- Exercise directions
Copy, exactly and only, the lines from the one with "Clone this chart in Altair." up to and including the one with "pe_ticks = [0, 10, 20, 30, 40, 50, 60, 70]", leaving pictures out.

++++ Dataset entries ++++

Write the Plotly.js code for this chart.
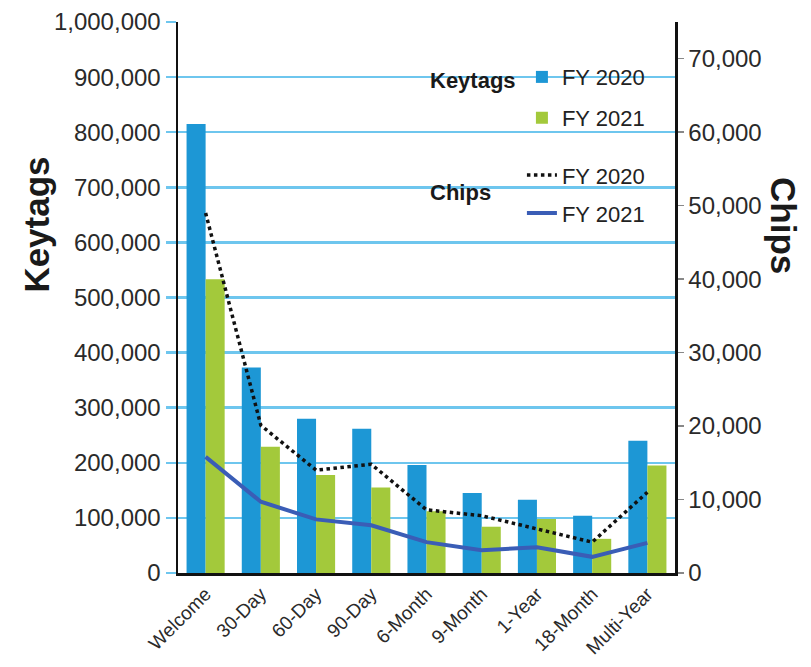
<!DOCTYPE html>
<html>
<head>
<meta charset="utf-8">
<script src="https://cdn.plot.ly/plotly-3.0.1.min.js"></script>
<style>html,body{margin:0;padding:0;background:#fff;}#chart{width:811px;height:667px;}</style>
</head>
<body>
<div id="chart"></div>
<script>
var categories = ['Welcome','30-Day','60-Day','90-Day','6-Month','9-Month','1-Year','18-Month','Multi-Year'];
var keytags2020 = [815000, 373000, 280000, 262000, 196000, 145000, 133000, 104000, 240000];
var keytags2021 = [533000, 229000, 178000, 155000, 112000, 84000, 98000, 62000, 195000];
var chips2020 = [49000, 20100, 14000, 14800, 8600, 7800, 6000, 4200, 11000];
var chips2021 = [15800, 9700, 7300, 6500, 4200, 3100, 3500, 2200, 4100];
var leftTicks = [0,100000,200000,300000,400000,500000,600000,700000,800000,900000,1000000];
var rightTicks = [0,10000,20000,30000,40000,50000,60000,70000];

var sans = '"Liberation Sans", Arial, Helvetica, sans-serif';

var traces = [
  {type:'bar', name:'FY 2020', x:categories, y:keytags2020, yaxis:'y', legend:'legend',
   marker:{color:'#1d97d5', line:{width:0}}},
  {type:'bar', name:'FY 2021', x:categories, y:keytags2021, yaxis:'y', legend:'legend2',
   marker:{color:'#a3c93b', line:{width:0}}},
  {type:'scatter', mode:'lines', name:'FY 2020', x:categories, y:chips2020, yaxis:'y2', legend:'legend3',
   line:{color:'#111111', width:3.5, dash:'dot'}},
  {type:'scatter', mode:'lines', name:'FY 2021', x:categories, y:chips2021, yaxis:'y2', legend:'legend4',
   line:{color:'#3a5db6', width:4}}
];

function leg(y){
  return {x:0.692, y:y, xanchor:'left', yanchor:'middle', bgcolor:'rgba(0,0,0,0)',
          borderwidth:0, font:{family:sans, size:22, color:'#222'}};
}

var layout = {
  width:811, height:667,
  margin:{l:178, r:136, t:22, b:94, pad:0},
  paper_bgcolor:'#ffffff', plot_bgcolor:'#ffffff',
  barmode:'group', bargap:0.31, bargroupgap:0,
  showlegend:true,
  legend:leg(0.900), legend2:leg(0.826), legend3:leg(0.722), legend4:leg(0.653),
  xaxis:{
    type:'category', showline:true, linecolor:'#111', linewidth:2.5, mirror:false,
    ticks:'', tickangle:-45, showgrid:false, zeroline:false,
    tickfont:{family:sans, size:19, color:'#2a2a2a'}
  },
  yaxis:{
    range:[0,1000000], tickvals:leftTicks, tickformat:',d',
    showgrid:true, gridcolor:'#6ec6ee', gridwidth:2.5, zeroline:false,
    showline:true, linecolor:'#111', linewidth:2.5,
    ticks:'outside', ticklen:10, tickwidth:2.5, tickcolor:'#6ec6ee',
    tickfont:{family:sans, size:24, color:'#2a2a2a'}
  },
  yaxis2:{
    overlaying:'y', side:'right', range:[0,75000], tickvals:rightTicks, tickformat:',d',
    showgrid:false, zeroline:false, showline:true, linecolor:'#111', linewidth:2.5,
    ticks:'outside', ticklen:6, tickwidth:1.5, tickcolor:'#888',
    tickfont:{family:sans, size:24, color:'#2a2a2a'}
  },
  shapes:[
    {type:'rect', xref:'paper', yref:'paper', x0:0.487, x1:0.962, y0:0.619, y1:0.976,
     fillcolor:'#ffffff', line:{width:0}, layer:'between'}
  ],
  annotations:[
    {text:'<b>Keytags</b>', xref:'paper', yref:'paper', x:-0.284, y:0.632, textangle:-90,
     showarrow:false, font:{family:sans, size:35, color:'#1a1a1a'}, xanchor:'center', yanchor:'middle'},
    {text:'<b>Chips</b>', xref:'paper', yref:'paper', x:1.217, y:0.630, textangle:90,
     showarrow:false, font:{family:sans, size:35, color:'#1a1a1a'}, xanchor:'center', yanchor:'middle'},
    {text:'<b>Keytags</b>', xref:'paper', yref:'paper', x:0.503, y:0.893,
     showarrow:false, font:{family:sans, size:22, color:'#1a1a1a'}, xanchor:'left', yanchor:'middle'},
    {text:'<b>Chips</b>', xref:'paper', yref:'paper', x:0.503, y:0.691,
     showarrow:false, font:{family:sans, size:22, color:'#1a1a1a'}, xanchor:'left', yanchor:'middle'}
  ]
};

Plotly.newPlot('chart', traces, layout, {displayModeBar:false, staticPlot:true});
</script>
</body>
</html>
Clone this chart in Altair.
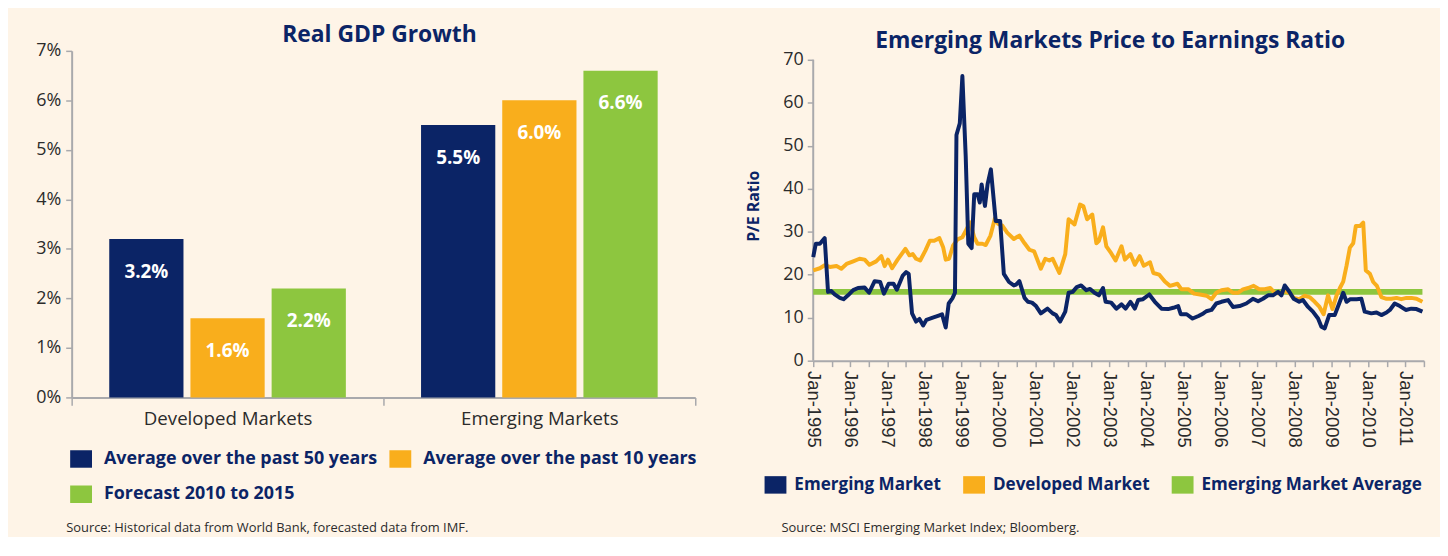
import altair as alt
import pandas as pd

# ---------------- Left chart data: Real GDP Growth ----------------
gdp_title = "Real GDP Growth"
gdp_categories = ["Developed Markets", "Emerging Markets"]
gdp_series = ["Average over the past 50 years", "Average over the past 10 years", "Forecast 2010 to 2015"]
gdp_developed = [3.2, 1.6, 2.2]
gdp_emerging = [5.5, 6.0, 6.6]
gdp_ticks = [0, 1, 2, 3, 4, 5, 6, 7]

# ---------------- Right chart data: EM P/E ratio ----------------
pe_title = "Emerging Markets Price to Earnings Ratio"
pe_series = ["Emerging Market", "Developed Market", "Emerging Market Average"]
pe_years = list(range(1995, 2012))
pe_ticks = [0, 10, 20, 30, 40, 50, 60, 70]

em_t = [1995.00, 1995.07, 1995.18, 1995.31, 1995.40, 1995.49, 1995.58, 1995.72, 1995.82, 1995.94,
        1996.08, 1996.21, 1996.39, 1996.51, 1996.66, 1996.81, 1996.91, 1997.04, 1997.17, 1997.26,
        1997.42, 1997.51, 1997.58, 1997.67, 1997.78, 1997.87, 1997.97, 1998.06, 1998.23, 1998.39,
        1998.48, 1998.58, 1998.66, 1998.76, 1998.83, 1998.87, 1998.96, 1999.03, 1999.12, 1999.19,
        1999.28, 1999.35, 1999.44, 1999.50, 1999.55, 1999.64, 1999.71, 1999.80, 1999.93, 2000.05,
        2000.15, 2000.29, 2000.42, 2000.48, 2000.57, 2000.71, 2000.80, 2000.91, 2001.02, 2001.15,
        2001.33, 2001.47, 2001.56, 2001.67, 2001.81, 2001.90, 2002.01, 2002.12, 2002.24, 2002.38,
        2002.48, 2002.60, 2002.72, 2002.83, 2002.90, 2003.05, 2003.19, 2003.33, 2003.44, 2003.57,
        2003.69, 2003.78, 2003.91, 2004.08, 2004.23, 2004.41, 2004.59, 2004.73, 2004.86, 2004.93,
        2005.09, 2005.25, 2005.41, 2005.54, 2005.62, 2005.76, 2005.89, 2006.03, 2006.21, 2006.34,
        2006.52, 2006.70, 2006.88, 2007.02, 2007.15, 2007.29, 2007.42, 2007.56, 2007.65, 2007.74,
        2007.86, 2007.98, 2008.13, 2008.23, 2008.37, 2008.50, 2008.64, 2008.73, 2008.82, 2008.94,
        2009.09, 2009.21, 2009.32, 2009.41, 2009.51, 2009.68, 2009.81, 2009.90, 2010.08, 2010.22,
        2010.35, 2010.49, 2010.58, 2010.71, 2010.85, 2011.01, 2011.16, 2011.30, 2011.46]
em_pe = [24.1, 27.2, 27.2, 28.5, 16.0, 16.2, 15.4, 14.6, 14.3, 15.2,
         16.4, 16.9, 17.0, 15.8, 18.5, 18.3, 15.6, 17.9, 17.9, 16.5,
         19.8, 20.6, 20.2, 11.0, 9.1, 9.7, 8.2, 9.5, 10.0, 10.5,
         10.8, 7.7, 13.3, 14.5, 15.8, 52.5, 55.2, 66.2, 47.5, 27.2,
         26.2, 38.7, 38.7, 36.8, 41.0, 36.0, 41.0, 44.5, 32.5, 32.5,
         20.2, 18.3, 17.5, 17.7, 18.5, 14.6, 13.7, 13.5, 12.7, 11.0,
         12.1, 11.0, 10.6, 9.1, 11.4, 15.8, 16.0, 17.1, 17.5, 16.4,
         16.7, 15.8, 15.2, 16.9, 13.7, 13.5, 12.1, 13.1, 12.1, 13.7,
         12.1, 14.1, 14.3, 15.4, 13.7, 12.1, 12.0, 12.3, 12.7, 10.8,
         10.8, 9.8, 10.4, 11.0, 11.5, 11.8, 13.3, 13.7, 14.1, 12.5,
         12.7, 13.3, 14.4, 13.8, 14.4, 15.2, 15.2, 16.0, 15.2, 17.5,
         16.1, 14.4, 13.7, 14.1, 12.5, 11.4, 9.8, 7.9, 7.5, 10.6,
         10.6, 13.3, 15.8, 13.7, 14.3, 14.3, 14.4, 11.4, 11.0, 11.2,
         10.6, 11.2, 11.8, 13.3, 12.7, 11.8, 12.1, 12.0, 11.4]

dm_t = [1995.00, 1995.18, 1995.31, 1995.45, 1995.63, 1995.76, 1995.90, 1996.08, 1996.25, 1996.39,
        1996.52, 1996.70, 1996.84, 1996.93, 1997.02, 1997.13, 1997.28, 1997.49, 1997.60, 1997.69,
        1997.78, 1997.89, 1998.03, 1998.15, 1998.27, 1998.41, 1998.51, 1998.58, 1998.67, 1998.78,
        1998.90, 1999.03, 1999.12, 1999.24, 1999.35, 1999.44, 1999.57, 1999.66, 1999.79, 1999.91,
        2000.00, 2000.11, 2000.24, 2000.42, 2000.57, 2000.71, 2000.84, 2000.97, 2001.15, 2001.27,
        2001.38, 2001.47, 2001.65, 2001.81, 2001.90, 2002.06, 2002.21, 2002.30, 2002.40, 2002.54,
        2002.65, 2002.72, 2002.83, 2002.92, 2003.05, 2003.17, 2003.33, 2003.42, 2003.57, 2003.69,
        2003.82, 2003.93, 2004.10, 2004.19, 2004.35, 2004.50, 2004.64, 2004.84, 2004.95, 2005.14,
        2005.29, 2005.45, 2005.63, 2005.76, 2005.89, 2006.03, 2006.21, 2006.34, 2006.48, 2006.61,
        2006.75, 2006.90, 2007.05, 2007.20, 2007.35, 2007.47, 2007.60, 2007.74, 2007.86, 2007.98,
        2008.13, 2008.28, 2008.41, 2008.55, 2008.68, 2008.79, 2008.91, 2009.03, 2009.14, 2009.23,
        2009.32, 2009.41, 2009.50, 2009.59, 2009.66, 2009.77, 2009.86, 2009.93, 2010.04, 2010.13,
        2010.23, 2010.35, 2010.49, 2010.62, 2010.76, 2010.89, 2011.03, 2011.16, 2011.30, 2011.46]
dm_pe = [21.0, 21.5, 22.2, 21.8, 22.0, 21.4, 22.5, 23.1, 23.7, 23.5,
         22.3, 23.1, 24.3, 22.0, 23.5, 21.5, 23.5, 26.0, 24.5, 24.8,
         23.7, 23.3, 25.6, 27.9, 27.9, 28.5, 26.4, 23.5, 23.7, 26.8,
         28.2, 28.7, 30.2, 32.2, 28.7, 27.2, 27.2, 26.9, 29.1, 33.1,
         31.8, 31.4, 29.8, 28.3, 29.1, 27.3, 25.8, 25.4, 21.4, 23.7,
         23.3, 23.7, 20.4, 24.8, 32.9, 31.7, 36.3, 35.9, 32.9, 34.0,
         27.3, 27.9, 31.0, 26.6, 25.0, 23.3, 26.6, 23.5, 24.8, 22.3,
         24.3, 22.1, 22.9, 20.4, 20.0, 18.4, 17.4, 17.9, 16.6, 16.6,
         15.6, 15.4, 15.1, 14.3, 15.8, 16.4, 16.6, 15.8, 15.8, 16.6,
         16.9, 17.4, 16.6, 16.6, 16.9, 15.8, 15.6, 16.1, 15.8, 14.6,
         14.3, 15.1, 14.8, 13.7, 12.5, 10.8, 15.2, 12.0, 15.2, 16.9,
         18.4, 22.1, 26.3, 27.3, 31.3, 31.3, 32.1, 21.0, 20.2, 18.3,
         17.4, 14.8, 14.4, 14.4, 14.6, 14.3, 14.6, 14.6, 14.4, 13.7]

avg_t = [1995.0, 2011.46]
avg_pe = [16.0, 16.0]

source_left = "Source: Historical data from World Bank, forecasted data from IMF."
source_right = "Source: MSCI Emerging Market Index; Bloomberg."

# ---------------- Styles ----------------
NAVY = "#0B2466"
ORANGE = "#F9AE1C"
GREEN = "#8DC63F"
CREAM = "#FEF4E7"
GRAY = "#A9A9AC"
TXT = "#2B2B2B"
FONT = "Open Sans"
RECT = "M-1,-0.8H1V0.8H-1Z"


def text_layer(txt, x, y, size, weight="normal", color=TXT, align="left"):
    return alt.Chart(pd.DataFrame({"txt": [txt]})).mark_text(
        align=align, baseline="middle", font=FONT, fontSize=size, fontWeight=weight, color=color
    ).encode(x=alt.value(x), y=alt.value(y), text="txt:N")


def legend_def(x, y, cols, colpad, size, offset):
    return alt.Legend(title=None, orient="none", legendX=x, legendY=y,
                      direction="horizontal", columns=cols, columnPadding=colpad,
                      rowPadding=15.5, symbolType=RECT, symbolSize=484,
                      symbolStrokeWidth=0, symbolOpacity=1, labelOffset=offset,
                      labelFont=FONT, labelFontWeight="bold", labelFontSize=size,
                      labelColor=NAVY, labelLimit=0)


# ---------------- Left chart ----------------
gdp_df = pd.DataFrame({
    "category": [c for c in gdp_categories for _ in gdp_series],
    "series": gdp_series * 2,
    "value": gdp_developed + gdp_emerging,
})
gdp_df["label"] = gdp_df["value"].map(lambda v: f"{v:.1f}%")

base_l = alt.Chart(gdp_df).encode(
    x=alt.X("category:N", sort=gdp_categories,
            scale=alt.Scale(paddingInner=0, paddingOuter=0),
            axis=alt.Axis(title=None, labelAngle=0, tickBand="extent", labelFont=FONT,
                          labelFontSize=18.8, labelColor=TXT, labelPadding=4, tickSize=8,
                          tickColor=GRAY, tickWidth=1.5, domainColor=GRAY, domainWidth=2)),
    xOffset=alt.XOffset("series:N", sort=gdp_series,
                        scale=alt.Scale(paddingInner=0.0857, paddingOuter=0.463)),
    y=alt.Y("value:Q", scale=alt.Scale(domain=[0, 7], nice=False),
            axis=alt.Axis(title=None, values=gdp_ticks, labelExpr="datum.value + '%'",
                          grid=False, labelFont=FONT, labelFontSize=18, labelColor=TXT,
                          labelPadding=5, tickSize=6, tickColor=GRAY, tickWidth=1.5,
                          domainColor=GRAY, domainWidth=2)),
)

bars = base_l.mark_bar().encode(
    color=alt.Color("series:N", sort=gdp_series,
                    scale=alt.Scale(domain=gdp_series, range=[NAVY, ORANGE, GREEN]),
                    legend=legend_def(-1.5, 400, 2, 11.5, 18, 12))
)
bar_text = base_l.mark_text(dy=33, baseline="middle", font=FONT, fontWeight="bold",
                            fontSize=19, color="white").encode(text="label:N")

left = alt.layer(
    bars, bar_text,
    text_layer(gdp_title, 310, -16, 23, "bold", NAVY, "center"),
    text_layer(source_left, -5.5, 480.5, 13),
).properties(width=628, height=349)

# ---------------- Right chart ----------------
tick_vals = [y + h for y in pe_years for h in (0.0, 0.5)]
tick_vals = [v for v in tick_vals if v <= 2011.5]

x_pe = alt.X("t:Q", scale=alt.Scale(domain=[1995, 2011.5], nice=False, zero=False),
             axis=alt.Axis(title=None, values=tick_vals,
                           labelExpr="datum.value % 1 === 0 ? 'Jan-' + datum.value : ''",
                           labelAngle=90, labelAlign="left", labelBaseline="middle",
                           labelFont="Liberation Sans", labelFontSize=18.5, labelColor=TXT,
                           labelPadding=4, tickSize=6, tickColor=GRAY, tickWidth=1.5,
                           domainColor=GRAY, domainWidth=2, grid=False, labelOverlap=False,
                           labelFlush=False, labelBound=False))
y_pe = alt.Y("pe:Q", scale=alt.Scale(domain=[0, 72.06], nice=False),
             axis=alt.Axis(title="P/E Ratio", values=pe_ticks, grid=False, domain=False,
                           titleFont=FONT, titleFontWeight="bold", titleFontSize=16,
                           titleColor=NAVY, titlePadding=22,
                           labelFont=FONT, labelFontSize=18, labelColor=TXT, labelPadding=4,
                           tickSize=6, tickColor=GRAY, tickWidth=1.5))
stroke_pe = alt.Stroke("series:N", sort=pe_series,
                       scale=alt.Scale(domain=pe_series, range=[NAVY, ORANGE, GREEN]),
                       legend=None)

avg_df = pd.DataFrame({"t": avg_t, "pe": avg_pe, "series": pe_series[2]})
dm_df = pd.DataFrame({"t": dm_t, "pe": dm_pe, "series": pe_series[1]})
em_df = pd.DataFrame({"t": em_t, "pe": em_pe, "series": pe_series[0]})

axis_df = pd.DataFrame({"t": [pe_years[0]], "pe": [pe_ticks[0]], "hi": [pe_ticks[-1]]})
y_axis_line = alt.Chart(axis_df).mark_rule(color=GRAY, strokeWidth=2).encode(
    x=x_pe, y=y_pe, y2=alt.Y2("hi:Q"))

avg_line = alt.Chart(avg_df).mark_line().encode(
    x=x_pe, y=y_pe, stroke=stroke_pe, strokeWidth=alt.value(6))
dm_line = alt.Chart(dm_df).mark_line(strokeJoin="round").encode(
    x=x_pe, y=y_pe, stroke=stroke_pe, strokeWidth=alt.value(4))
em_line = alt.Chart(em_df).mark_line(strokeJoin="round").encode(
    x=x_pe, y=y_pe, stroke=stroke_pe, strokeWidth=alt.value(4))

# legend keys: points placed before the visible period, clipped away; only their legend shows
legend_df = pd.DataFrame({"key": pe_series, "t": [pe_years[0] - 1] * 3, "pe": [avg_pe[0]] * 3})
legend_layer = alt.Chart(legend_df).mark_square(clip=True).encode(
    x=x_pe, y=y_pe,
    color=alt.Color("key:N", sort=pe_series,
                    scale=alt.Scale(domain=pe_series, range=[NAVY, ORANGE, GREEN]),
                    legend=legend_def(-49, 426, 3, 22, 17.2, 8)))

right = alt.layer(
    legend_layer, y_axis_line, avg_line, dm_line, em_line,
    text_layer(pe_title, 299, -10, 23, "bold", NAVY, "center"),
    text_layer(source_right, -32, 480.5, 13),
).properties(width=615, height=312)

chart = alt.hconcat(left, right, spacing=47.8).resolve_scale(
    color="independent", stroke="independent"
).resolve_legend(
    color="independent", stroke="independent"
).properties(
    background=CREAM,
    padding={"left": 27.1, "top": 14.3, "right": 5, "bottom": 0},
).configure_view(stroke=None)

chart.save("out.html", embed_options={"renderer": "svg", "actions": False})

++++

- Problem solution
Clone this chart in Altair.
import altair as alt
import pandas as pd

# ---------------- Left chart data: Real GDP Growth ----------------
gdp_title = "Real GDP Growth"
gdp_categories = ["Developed Markets", "Emerging Markets"]
gdp_series = ["Average over the past 50 years", "Average over the past 10 years", "Forecast 2010 to 2015"]
gdp_developed = [3.2, 1.6, 2.2]
gdp_emerging = [5.5, 6.0, 6.6]
gdp_ticks = [0, 1, 2, 3, 4, 5, 6, 7]

# ---------------- Right chart data: EM P/E ratio ----------------
pe_title = "Emerging Markets Price to Earnings Ratio"
pe_series = ["Emerging Market", "Developed Market", "Emerging Market Average"]
pe_years = list(range(1995, 2012))
pe_ticks = [0, 10, 20, 30, 40, 50, 60, 70]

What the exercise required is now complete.